Nationalmuseum has acquired three important Flemish and Dutch cabinet paintings from the collection of Count Gustaf Adolf Sparre – a landscape by Gijsbrecht Leytens and two genre scenes in smaller format by David Teniers the Younger and Jacob Toorenvliet. The paintings have gilt frames decorated in Gustavian style, with the two latter works bearing cartouches at the top.
Gustaf Adolf Sparre af Söfdeborg (1746–1794) was heir to one of Sweden’s wealthiest merchant families. His large collection was built up primarily through extensive purchases in the Netherlands and Paris during the later 18th century and was considered one of the best in Sweden after the Royal collection itself. Sparre’s tastes as an art collector were formed during his Grand Tour of England, Holland and Belgium, as well as longer stays in Paris, during the years 1768–1772 and 1779–1780. The majority of the collection comprised small-scale Flemish and Dutch cabinet paintings from the 17th century. During Sparre’s lifetime, the collection was displayed in the gallery that he had set up in an apartment of the Sahlgren Palace on Norra Hamngatan in Gothenburg. In around 1775, Sparre commissioned frames for the paintings to match the rest of the gallery’s décor. These were probably made by the same joiners, including sculptor G. J. Fast, who created the apartment’s mirror frames and panelling.

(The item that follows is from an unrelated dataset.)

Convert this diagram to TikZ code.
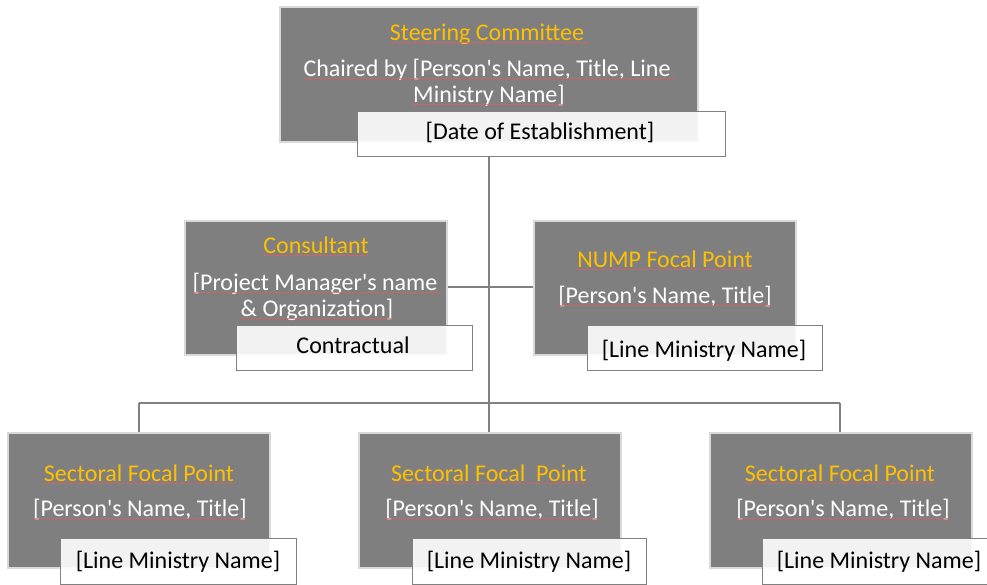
\documentclass[tikz,border=0pt]{standalone}
\usepackage{fontspec}
\setmainfont{Carlito}[Ligatures=TeXOff]
\definecolor{boxgray}{HTML}{7F7F7F}
\definecolor{rimgray}{HTML}{D9D9D9}
\definecolor{gold}{HTML}{FFC000}
\definecolor{linegray}{HTML}{808080}
\definecolor{squigred}{HTML}{E06060}
\begin{document}
\begin{tikzpicture}[x=1pt,y=-1pt,
  rolebox/.style={fill=boxgray,draw=rimgray,line width=2pt},
  tagbox/.style={fill=white,fill opacity=0.9,draw=linegray,line width=0.8pt},
  title/.style={text=gold,inner sep=0pt,anchor=base,font=\fontsize{24}{28}\selectfont},
  white text/.style={text=white,inner sep=0pt,anchor=base,font=\fontsize{24}{28}\selectfont},
  black text/.style={text=black,inner sep=0pt,anchor=base,font=\fontsize{24}{28}\selectfont},
  conn/.style={draw=linegray,line width=2pt},
  squig/.style={draw=squigred,draw opacity=0.7,line width=0.5pt}]
\useasboundingbox (0,0) rectangle (987,584);
% connectors (drawn first)
\coordinate (top) at (489,156);
\coordinate (bus) at (489,403);
\coordinate (busL) at (139,403);
\coordinate (busR) at (840,403);
\coordinate (hl) at (448,287);
\coordinate (hr) at (535,287);
\coordinate (dL) at (139,433);
\coordinate (dM) at (489,433);
\coordinate (dR) at (840,433);
\draw[conn] (top) -- (bus);
\draw[conn] (busL) -- (busR);
\draw[conn] (hl) -- (hr);
\draw[conn] (busL) -- (dL);
\draw[conn] (bus) -- (dM);
\draw[conn] (busR) -- (dR);
% steering committee
\path[rolebox] (280,7) rectangle (698,142);
\node[title] (sc) at (489,40) {Steering Committee\,};
\node[white text] (sc1) at (489,76) {Chaired by [Person's Name, Title, Line\,};
\node[white text] (sc2) at (489,102) {Ministry Name]};
\path[tagbox] (357,111) rectangle (725,156);
\node[black text] (date) at (540,139) {[Date of Establishment]};
% consultant
\path[rolebox] (185,221) rectangle (447,355);
\node[title] (co) at (316,253) {Consultant};
\node[white text] (co1) at (317,290) {[Project Manager's name\,};
\node[white text] (co2) at (317,316) {\& Organization]};
\path[tagbox] (236,325) rectangle (472,370);
\node[black text] (contr) at (353,353) {Contractual};
% NUMP
\path[rolebox] (534,221) rectangle (796,355);
\node[title] (nu) at (665,267) {NUMP Focal Point};
\node[white text] (nu1) at (665,303) {[Person's Name, Title]};
\path[tagbox] (587,325) rectangle (822,370);
\node[black text] (nu2) at (704,357) {[Line Ministry Name]};
% bottom left
\path[rolebox] (8,433) rectangle (270,568);
\node[title] (s1) at (139,481) {Sectoral Focal Point};
\node[white text] (s1a) at (140,516) {[Person's Name, Title]};
\path[tagbox] (60,538) rectangle (296,584);
\node[black text] (s1b) at (178,568) {[Line Ministry Name]};
% bottom middle
\path[rolebox] (359,433) rectangle (621,568);
\node[title] (s2) at (489,481) {Sectoral Focal\ \ Point};
\node[white text] (s2a) at (492,516) {[Person's Name, Title]};
\path[tagbox] (412,538) rectangle (646,584);
\node[black text] (s2b) at (529,568) {[Line Ministry Name]};
% bottom right
\path[rolebox] (710,433) rectangle (972,568);
\node[title] (s3) at (840,481) {Sectoral Focal Point};
\node[white text] (s3a) at (843,516) {[Person's Name, Title]};
\path[tagbox] (762,538) rectangle (988,584);
\node[black text] (s3b) at (879,568) {[Line Ministry Name]};
% spelling underlines
\foreach \n in {sc,sc1,sc2,co,co1,co2,nu,nu1,s1,s1a,s2,s2a,s3,s3a}{
  \draw[squig] ([yshift=-2.5pt]\n.base west) -- ([yshift=-2.5pt]\n.base east);
}
\end{tikzpicture}
\end{document}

Sparre was particularly keen on Dutch and Flemish genre painting, from the simple depictions of drinking and smoking peasants to the richly detailed “fine painting” of the Leiden artists. This was entirely in line with prevailing trends among 18th-century connoisseurs in the Netherlands and Paris where, as graphic reproductions, the works of the Dutch and Flemish artists were widely appreciated. The newly acquired paintings Tavern Interior with Peasant Lighting his Pipe from the 1640s by Antwerp painter David Teniers the Younger (1610–1690) – the artist with the largest number of works in Sparre’s collection – and Man Holding a Jug (Taste) from around 1679 by the Dutch “fine painter” Jacob Toorenvliet (1640–1719) are prime examples of the tastes of the time.

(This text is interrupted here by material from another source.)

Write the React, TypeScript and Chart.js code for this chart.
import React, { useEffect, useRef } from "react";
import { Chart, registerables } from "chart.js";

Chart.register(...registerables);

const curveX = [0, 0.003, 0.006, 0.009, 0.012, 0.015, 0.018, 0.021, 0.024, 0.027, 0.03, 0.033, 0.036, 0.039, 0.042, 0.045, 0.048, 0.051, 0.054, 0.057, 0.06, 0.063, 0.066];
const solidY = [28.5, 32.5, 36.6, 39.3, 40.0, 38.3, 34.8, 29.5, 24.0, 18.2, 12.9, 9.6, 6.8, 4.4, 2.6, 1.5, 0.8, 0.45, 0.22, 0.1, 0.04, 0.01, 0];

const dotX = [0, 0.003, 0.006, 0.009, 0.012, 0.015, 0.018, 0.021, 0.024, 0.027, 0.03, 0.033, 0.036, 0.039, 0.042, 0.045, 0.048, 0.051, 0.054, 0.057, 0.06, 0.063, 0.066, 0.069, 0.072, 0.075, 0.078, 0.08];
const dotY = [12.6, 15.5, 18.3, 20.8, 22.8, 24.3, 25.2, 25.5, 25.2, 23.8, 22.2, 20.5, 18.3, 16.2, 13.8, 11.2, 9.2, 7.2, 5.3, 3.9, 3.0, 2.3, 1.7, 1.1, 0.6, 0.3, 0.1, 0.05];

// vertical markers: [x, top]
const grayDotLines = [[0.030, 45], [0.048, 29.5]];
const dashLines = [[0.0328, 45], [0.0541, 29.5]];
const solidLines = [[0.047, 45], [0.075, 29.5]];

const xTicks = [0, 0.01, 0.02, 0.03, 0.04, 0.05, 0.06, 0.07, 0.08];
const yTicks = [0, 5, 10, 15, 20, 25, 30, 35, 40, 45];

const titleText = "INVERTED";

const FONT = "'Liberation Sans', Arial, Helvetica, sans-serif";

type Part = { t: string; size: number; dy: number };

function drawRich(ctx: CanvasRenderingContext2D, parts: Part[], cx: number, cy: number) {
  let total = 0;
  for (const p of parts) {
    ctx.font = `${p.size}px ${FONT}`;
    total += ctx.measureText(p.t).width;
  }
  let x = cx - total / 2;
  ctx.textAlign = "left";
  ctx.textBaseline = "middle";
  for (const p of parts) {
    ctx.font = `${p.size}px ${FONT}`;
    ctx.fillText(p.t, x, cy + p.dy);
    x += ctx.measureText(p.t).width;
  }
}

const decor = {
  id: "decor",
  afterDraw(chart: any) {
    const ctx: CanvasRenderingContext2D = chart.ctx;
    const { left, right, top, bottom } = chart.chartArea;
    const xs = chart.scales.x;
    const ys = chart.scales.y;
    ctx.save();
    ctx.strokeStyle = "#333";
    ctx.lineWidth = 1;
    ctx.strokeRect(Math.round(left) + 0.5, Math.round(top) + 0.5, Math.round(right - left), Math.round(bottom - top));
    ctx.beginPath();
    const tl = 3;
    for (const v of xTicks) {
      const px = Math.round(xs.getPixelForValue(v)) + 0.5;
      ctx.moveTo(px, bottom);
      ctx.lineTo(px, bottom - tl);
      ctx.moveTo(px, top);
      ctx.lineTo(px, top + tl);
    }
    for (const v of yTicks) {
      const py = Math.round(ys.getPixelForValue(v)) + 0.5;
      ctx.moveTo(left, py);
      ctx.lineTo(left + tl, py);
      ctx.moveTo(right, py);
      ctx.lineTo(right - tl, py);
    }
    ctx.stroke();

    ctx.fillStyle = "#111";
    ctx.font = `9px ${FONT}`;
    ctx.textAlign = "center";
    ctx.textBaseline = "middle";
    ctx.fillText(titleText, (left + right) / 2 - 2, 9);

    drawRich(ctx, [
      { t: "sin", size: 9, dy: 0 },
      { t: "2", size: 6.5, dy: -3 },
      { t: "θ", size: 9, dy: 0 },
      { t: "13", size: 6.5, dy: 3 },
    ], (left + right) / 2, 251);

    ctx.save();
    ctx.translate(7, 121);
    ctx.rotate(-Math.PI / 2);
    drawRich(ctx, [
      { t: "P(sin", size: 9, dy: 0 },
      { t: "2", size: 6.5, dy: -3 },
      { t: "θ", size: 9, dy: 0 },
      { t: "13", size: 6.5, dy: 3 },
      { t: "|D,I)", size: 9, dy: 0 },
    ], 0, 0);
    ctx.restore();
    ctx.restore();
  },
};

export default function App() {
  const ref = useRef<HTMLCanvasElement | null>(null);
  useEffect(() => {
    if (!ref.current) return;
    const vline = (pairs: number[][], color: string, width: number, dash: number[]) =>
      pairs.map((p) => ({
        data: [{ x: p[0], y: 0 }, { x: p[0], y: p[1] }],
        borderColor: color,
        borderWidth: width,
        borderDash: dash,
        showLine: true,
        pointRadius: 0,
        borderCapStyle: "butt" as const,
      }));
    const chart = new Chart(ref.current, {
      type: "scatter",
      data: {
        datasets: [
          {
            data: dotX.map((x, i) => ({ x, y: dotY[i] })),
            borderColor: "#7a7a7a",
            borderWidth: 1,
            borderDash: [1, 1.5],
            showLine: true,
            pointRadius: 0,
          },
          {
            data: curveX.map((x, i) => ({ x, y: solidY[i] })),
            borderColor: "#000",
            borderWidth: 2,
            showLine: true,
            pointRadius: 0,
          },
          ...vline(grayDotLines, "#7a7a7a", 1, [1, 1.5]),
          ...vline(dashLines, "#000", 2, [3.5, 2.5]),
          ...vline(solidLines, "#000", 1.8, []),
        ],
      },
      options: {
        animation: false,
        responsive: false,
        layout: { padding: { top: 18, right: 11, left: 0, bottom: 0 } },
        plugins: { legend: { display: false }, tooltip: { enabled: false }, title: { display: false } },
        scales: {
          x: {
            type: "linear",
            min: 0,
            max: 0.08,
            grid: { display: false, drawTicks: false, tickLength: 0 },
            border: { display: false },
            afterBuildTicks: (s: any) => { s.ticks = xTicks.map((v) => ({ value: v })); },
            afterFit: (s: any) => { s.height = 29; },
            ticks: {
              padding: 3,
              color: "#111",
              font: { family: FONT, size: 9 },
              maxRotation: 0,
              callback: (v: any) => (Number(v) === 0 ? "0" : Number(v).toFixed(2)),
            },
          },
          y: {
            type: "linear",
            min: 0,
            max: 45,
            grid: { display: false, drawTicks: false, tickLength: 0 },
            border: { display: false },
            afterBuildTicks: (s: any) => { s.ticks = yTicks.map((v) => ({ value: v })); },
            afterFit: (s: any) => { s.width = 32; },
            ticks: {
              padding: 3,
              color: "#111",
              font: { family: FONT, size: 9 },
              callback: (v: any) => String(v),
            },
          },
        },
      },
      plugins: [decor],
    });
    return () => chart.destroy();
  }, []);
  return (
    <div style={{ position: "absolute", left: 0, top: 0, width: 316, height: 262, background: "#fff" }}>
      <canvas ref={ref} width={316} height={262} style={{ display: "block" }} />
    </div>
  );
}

Another important group in the Sparre collection was landscapes and pastoral scenes. Wooded Mountain Landscape with Waterfall and Travellers is a magnificent fantasy landscape in the Flemish tradition, painted in the first half of the 17th century by the Antwerp painter Gijsbrecht Leytens (1586–c.1642/56), best known for his atmospheric winter scenes. With its characteristic features – an imposing Northern European mountain- and forest landscape combined with fanciful Italianate buildings, pastoral idylls and exotically dressed groups of travellers – the painting is representative of key trends in Flemish landscape painting after the year 1600.
Nationalmuseum’s acquisition, which was made possible by a donation from the Wiros Fund, forms an important addition to its collection of 17th-century cabinet paintings. At the same time, it provides an insight into patterns of private art collecting in 18th century Europe.